:: YOUR OBJECTIVE ::
Leave out the pictures and print precisely the lines from the line with "Reproduce this diagram with TikZ." to the final line of the entries, both ends included.

Part of a data file:
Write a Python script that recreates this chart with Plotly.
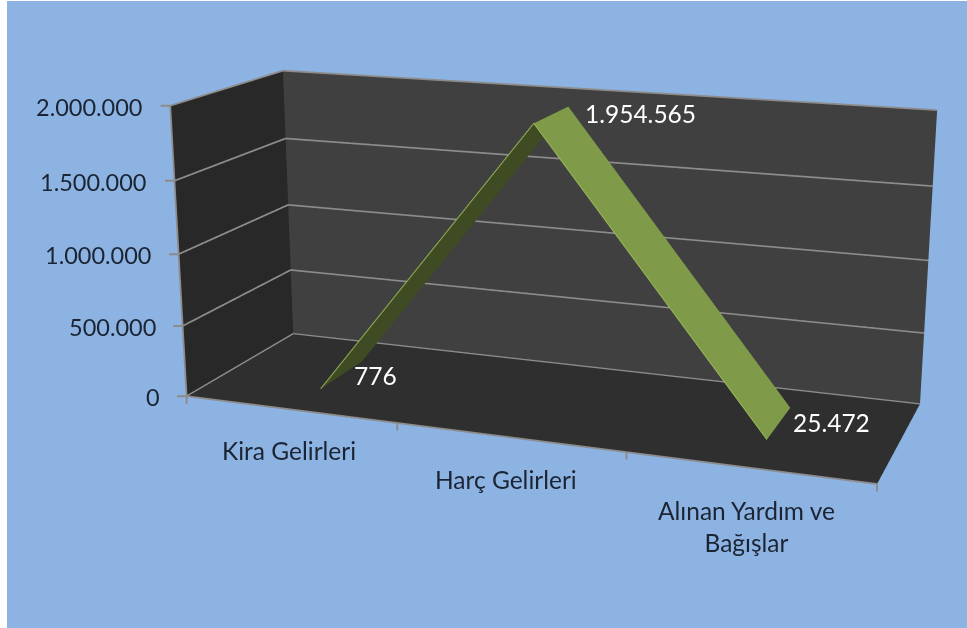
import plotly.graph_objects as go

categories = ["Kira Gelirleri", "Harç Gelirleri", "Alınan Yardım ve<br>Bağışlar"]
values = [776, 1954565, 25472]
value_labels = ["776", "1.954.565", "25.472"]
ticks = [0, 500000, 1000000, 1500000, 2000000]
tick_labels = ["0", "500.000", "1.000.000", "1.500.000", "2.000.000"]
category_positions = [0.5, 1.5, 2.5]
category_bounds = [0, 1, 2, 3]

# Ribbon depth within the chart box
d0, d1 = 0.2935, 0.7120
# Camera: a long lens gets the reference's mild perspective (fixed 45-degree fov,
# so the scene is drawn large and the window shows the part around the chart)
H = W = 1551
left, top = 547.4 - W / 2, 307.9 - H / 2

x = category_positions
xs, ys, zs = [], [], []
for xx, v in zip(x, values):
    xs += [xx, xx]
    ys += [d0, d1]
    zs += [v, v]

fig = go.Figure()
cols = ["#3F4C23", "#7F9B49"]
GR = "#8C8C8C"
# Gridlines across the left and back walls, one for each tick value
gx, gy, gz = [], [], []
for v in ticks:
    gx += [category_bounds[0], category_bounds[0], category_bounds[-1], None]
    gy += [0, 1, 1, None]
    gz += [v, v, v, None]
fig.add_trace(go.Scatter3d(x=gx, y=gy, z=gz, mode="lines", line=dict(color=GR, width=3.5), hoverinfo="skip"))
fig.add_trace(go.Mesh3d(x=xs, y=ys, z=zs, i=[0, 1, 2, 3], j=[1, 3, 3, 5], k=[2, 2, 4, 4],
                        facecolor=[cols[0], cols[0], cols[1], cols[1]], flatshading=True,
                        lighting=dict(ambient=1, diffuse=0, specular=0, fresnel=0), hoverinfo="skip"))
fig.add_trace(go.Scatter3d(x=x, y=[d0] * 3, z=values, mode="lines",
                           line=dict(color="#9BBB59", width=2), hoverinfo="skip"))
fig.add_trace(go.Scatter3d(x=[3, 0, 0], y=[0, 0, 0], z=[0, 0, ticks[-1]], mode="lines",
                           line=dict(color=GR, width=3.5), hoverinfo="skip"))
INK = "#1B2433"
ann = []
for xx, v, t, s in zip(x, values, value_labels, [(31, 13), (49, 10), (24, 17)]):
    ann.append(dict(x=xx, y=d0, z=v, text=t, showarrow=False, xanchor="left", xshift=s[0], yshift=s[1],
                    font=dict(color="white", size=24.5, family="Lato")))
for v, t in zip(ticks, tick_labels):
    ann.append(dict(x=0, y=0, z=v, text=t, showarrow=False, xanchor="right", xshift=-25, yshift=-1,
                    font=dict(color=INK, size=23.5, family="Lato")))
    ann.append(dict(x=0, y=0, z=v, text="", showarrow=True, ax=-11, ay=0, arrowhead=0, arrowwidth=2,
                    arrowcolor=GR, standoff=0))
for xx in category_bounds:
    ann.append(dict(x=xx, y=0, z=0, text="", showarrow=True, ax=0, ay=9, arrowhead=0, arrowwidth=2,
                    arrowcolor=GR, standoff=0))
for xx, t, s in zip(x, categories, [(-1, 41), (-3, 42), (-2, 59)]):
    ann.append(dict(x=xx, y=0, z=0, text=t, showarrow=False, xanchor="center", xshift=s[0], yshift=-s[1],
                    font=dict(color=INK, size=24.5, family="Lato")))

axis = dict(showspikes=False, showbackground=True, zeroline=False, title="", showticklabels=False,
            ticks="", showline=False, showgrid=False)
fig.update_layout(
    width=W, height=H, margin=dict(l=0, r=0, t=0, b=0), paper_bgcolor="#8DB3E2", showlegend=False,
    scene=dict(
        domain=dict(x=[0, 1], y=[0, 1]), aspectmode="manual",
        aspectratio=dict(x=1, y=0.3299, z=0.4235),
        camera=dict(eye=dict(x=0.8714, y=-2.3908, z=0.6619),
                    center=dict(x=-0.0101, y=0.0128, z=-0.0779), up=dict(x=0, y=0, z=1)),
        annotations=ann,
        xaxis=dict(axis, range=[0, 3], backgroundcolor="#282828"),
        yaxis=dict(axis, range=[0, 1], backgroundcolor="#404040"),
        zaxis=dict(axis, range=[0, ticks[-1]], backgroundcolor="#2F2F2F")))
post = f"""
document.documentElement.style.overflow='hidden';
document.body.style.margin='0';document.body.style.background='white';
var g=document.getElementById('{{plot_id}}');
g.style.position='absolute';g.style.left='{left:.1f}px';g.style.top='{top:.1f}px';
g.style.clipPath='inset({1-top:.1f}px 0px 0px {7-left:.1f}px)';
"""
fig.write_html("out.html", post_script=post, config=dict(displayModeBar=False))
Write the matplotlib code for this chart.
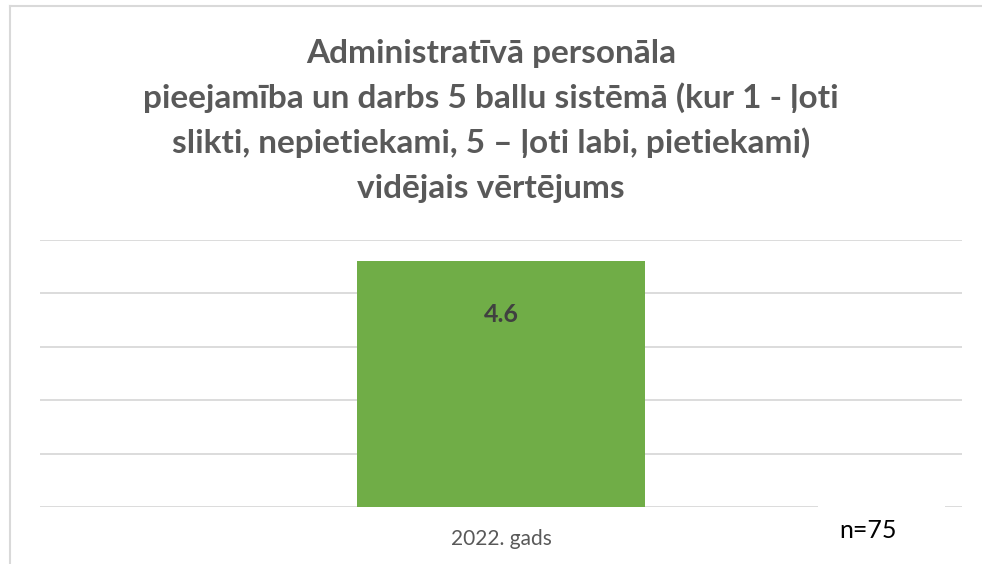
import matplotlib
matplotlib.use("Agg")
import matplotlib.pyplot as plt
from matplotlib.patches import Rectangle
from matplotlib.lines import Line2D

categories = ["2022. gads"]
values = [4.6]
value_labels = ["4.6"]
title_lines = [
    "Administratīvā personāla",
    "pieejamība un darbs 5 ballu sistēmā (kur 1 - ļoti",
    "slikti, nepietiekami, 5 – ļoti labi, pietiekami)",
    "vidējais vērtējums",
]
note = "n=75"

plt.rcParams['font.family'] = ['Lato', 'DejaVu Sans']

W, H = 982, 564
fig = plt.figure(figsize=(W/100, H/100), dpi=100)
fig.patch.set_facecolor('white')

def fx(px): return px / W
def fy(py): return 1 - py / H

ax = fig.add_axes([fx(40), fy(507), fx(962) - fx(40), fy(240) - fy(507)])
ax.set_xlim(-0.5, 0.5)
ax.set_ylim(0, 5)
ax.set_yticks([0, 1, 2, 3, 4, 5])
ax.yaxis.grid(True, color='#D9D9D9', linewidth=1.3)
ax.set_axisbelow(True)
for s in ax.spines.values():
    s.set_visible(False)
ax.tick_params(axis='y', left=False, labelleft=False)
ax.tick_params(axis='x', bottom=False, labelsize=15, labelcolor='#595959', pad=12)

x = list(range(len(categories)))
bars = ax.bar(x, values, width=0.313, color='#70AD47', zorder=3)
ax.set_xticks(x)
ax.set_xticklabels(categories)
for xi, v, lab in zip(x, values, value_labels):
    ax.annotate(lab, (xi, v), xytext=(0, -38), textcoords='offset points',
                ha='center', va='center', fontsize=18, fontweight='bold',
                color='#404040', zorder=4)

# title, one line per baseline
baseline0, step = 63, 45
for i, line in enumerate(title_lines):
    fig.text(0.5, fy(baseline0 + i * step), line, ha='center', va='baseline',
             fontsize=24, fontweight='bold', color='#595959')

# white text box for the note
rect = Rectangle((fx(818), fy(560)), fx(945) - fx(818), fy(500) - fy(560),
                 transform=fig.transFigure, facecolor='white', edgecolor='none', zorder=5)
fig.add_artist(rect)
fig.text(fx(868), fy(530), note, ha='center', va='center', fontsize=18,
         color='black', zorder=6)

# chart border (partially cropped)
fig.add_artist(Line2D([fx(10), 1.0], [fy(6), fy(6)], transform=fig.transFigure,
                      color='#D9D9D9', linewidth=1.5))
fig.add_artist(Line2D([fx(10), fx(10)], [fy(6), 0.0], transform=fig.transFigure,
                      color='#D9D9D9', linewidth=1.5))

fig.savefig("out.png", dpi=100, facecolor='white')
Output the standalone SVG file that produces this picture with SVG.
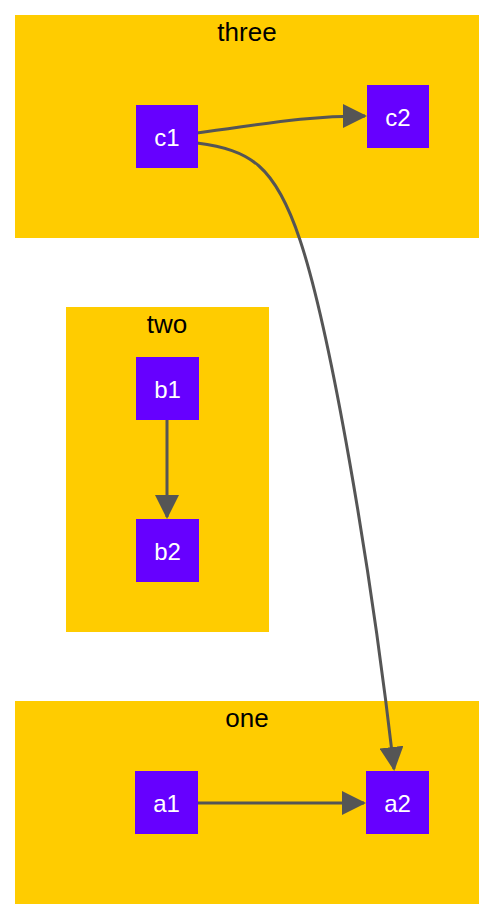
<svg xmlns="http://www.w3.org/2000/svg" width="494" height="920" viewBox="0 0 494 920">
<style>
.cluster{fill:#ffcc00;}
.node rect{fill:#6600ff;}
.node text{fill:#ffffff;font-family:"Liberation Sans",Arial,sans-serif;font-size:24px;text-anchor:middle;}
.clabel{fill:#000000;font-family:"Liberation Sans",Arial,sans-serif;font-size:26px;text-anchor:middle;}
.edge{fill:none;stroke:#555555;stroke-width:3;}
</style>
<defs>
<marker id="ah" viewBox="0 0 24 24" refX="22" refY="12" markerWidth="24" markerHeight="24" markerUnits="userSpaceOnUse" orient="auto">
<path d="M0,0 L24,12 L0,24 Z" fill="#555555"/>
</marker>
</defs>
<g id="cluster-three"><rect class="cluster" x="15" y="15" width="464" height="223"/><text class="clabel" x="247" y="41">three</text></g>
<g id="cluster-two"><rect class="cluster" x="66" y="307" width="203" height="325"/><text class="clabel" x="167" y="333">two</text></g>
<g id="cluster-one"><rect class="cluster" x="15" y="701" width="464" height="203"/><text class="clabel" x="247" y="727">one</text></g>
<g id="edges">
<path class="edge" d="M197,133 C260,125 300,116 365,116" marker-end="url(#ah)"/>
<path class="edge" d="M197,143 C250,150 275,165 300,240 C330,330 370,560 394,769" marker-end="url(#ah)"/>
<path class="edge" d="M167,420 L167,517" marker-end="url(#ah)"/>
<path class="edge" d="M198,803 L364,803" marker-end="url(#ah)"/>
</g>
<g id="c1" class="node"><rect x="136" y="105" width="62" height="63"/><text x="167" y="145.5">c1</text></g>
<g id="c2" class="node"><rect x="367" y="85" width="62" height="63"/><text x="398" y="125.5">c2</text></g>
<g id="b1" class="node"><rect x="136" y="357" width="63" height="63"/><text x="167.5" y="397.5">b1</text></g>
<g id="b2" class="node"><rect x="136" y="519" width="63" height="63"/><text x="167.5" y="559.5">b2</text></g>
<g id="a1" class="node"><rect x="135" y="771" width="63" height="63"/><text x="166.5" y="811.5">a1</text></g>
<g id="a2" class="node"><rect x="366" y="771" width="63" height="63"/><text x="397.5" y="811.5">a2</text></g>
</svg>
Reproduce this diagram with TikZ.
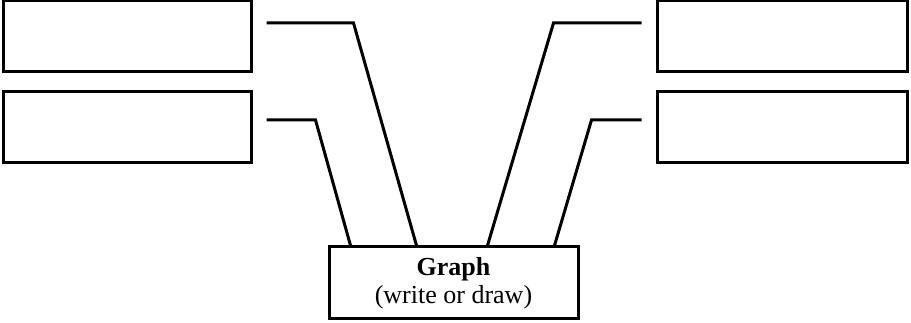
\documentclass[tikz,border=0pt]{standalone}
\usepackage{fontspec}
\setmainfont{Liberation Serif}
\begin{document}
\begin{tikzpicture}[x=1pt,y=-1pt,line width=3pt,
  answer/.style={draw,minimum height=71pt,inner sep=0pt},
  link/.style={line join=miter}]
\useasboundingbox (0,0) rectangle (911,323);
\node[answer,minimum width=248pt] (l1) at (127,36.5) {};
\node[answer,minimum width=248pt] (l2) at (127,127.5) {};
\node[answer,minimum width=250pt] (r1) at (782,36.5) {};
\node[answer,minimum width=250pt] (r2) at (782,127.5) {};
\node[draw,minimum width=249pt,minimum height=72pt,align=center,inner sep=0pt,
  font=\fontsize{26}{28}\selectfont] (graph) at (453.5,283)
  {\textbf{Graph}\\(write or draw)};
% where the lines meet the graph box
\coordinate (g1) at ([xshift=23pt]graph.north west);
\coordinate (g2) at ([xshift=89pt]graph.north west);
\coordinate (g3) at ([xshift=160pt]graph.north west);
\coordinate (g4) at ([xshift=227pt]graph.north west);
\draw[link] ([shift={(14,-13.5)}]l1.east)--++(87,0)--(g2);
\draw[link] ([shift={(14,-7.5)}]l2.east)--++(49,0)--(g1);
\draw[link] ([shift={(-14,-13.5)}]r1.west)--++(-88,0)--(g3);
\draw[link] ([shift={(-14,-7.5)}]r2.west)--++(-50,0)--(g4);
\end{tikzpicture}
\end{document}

:: PROBLEM SOLUTION ::
Reproduce this diagram with TikZ.
\documentclass[tikz,border=0pt]{standalone}
\usepackage{fontspec}
\setmainfont{Liberation Serif}
\begin{document}
\begin{tikzpicture}[x=1pt,y=-1pt,line width=3pt,
  answer/.style={draw,minimum height=71pt,inner sep=0pt},
  link/.style={line join=miter}]
\useasboundingbox (0,0) rectangle (911,323);
\node[answer,minimum width=248pt] (l1) at (127,36.5) {};
\node[answer,minimum width=248pt] (l2) at (127,127.5) {};
\node[answer,minimum width=250pt] (r1) at (782,36.5) {};
\node[answer,minimum width=250pt] (r2) at (782,127.5) {};
\node[draw,minimum width=249pt,minimum height=72pt,align=center,inner sep=0pt,
  font=\fontsize{26}{28}\selectfont] (graph) at (453.5,283)
  {\textbf{Graph}\\(write or draw)};
% where the lines meet the graph box
\coordinate (g1) at ([xshift=23pt]graph.north west);
\coordinate (g2) at ([xshift=89pt]graph.north west);
\coordinate (g3) at ([xshift=160pt]graph.north west);
\coordinate (g4) at ([xshift=227pt]graph.north west);
\draw[link] ([shift={(14,-13.5)}]l1.east)--++(87,0)--(g2);
\draw[link] ([shift={(14,-7.5)}]l2.east)--++(49,0)--(g1);
\draw[link] ([shift={(-14,-13.5)}]r1.west)--++(-88,0)--(g3);
\draw[link] ([shift={(-14,-7.5)}]r2.west)--++(-50,0)--(g4);
\end{tikzpicture}
\end{document}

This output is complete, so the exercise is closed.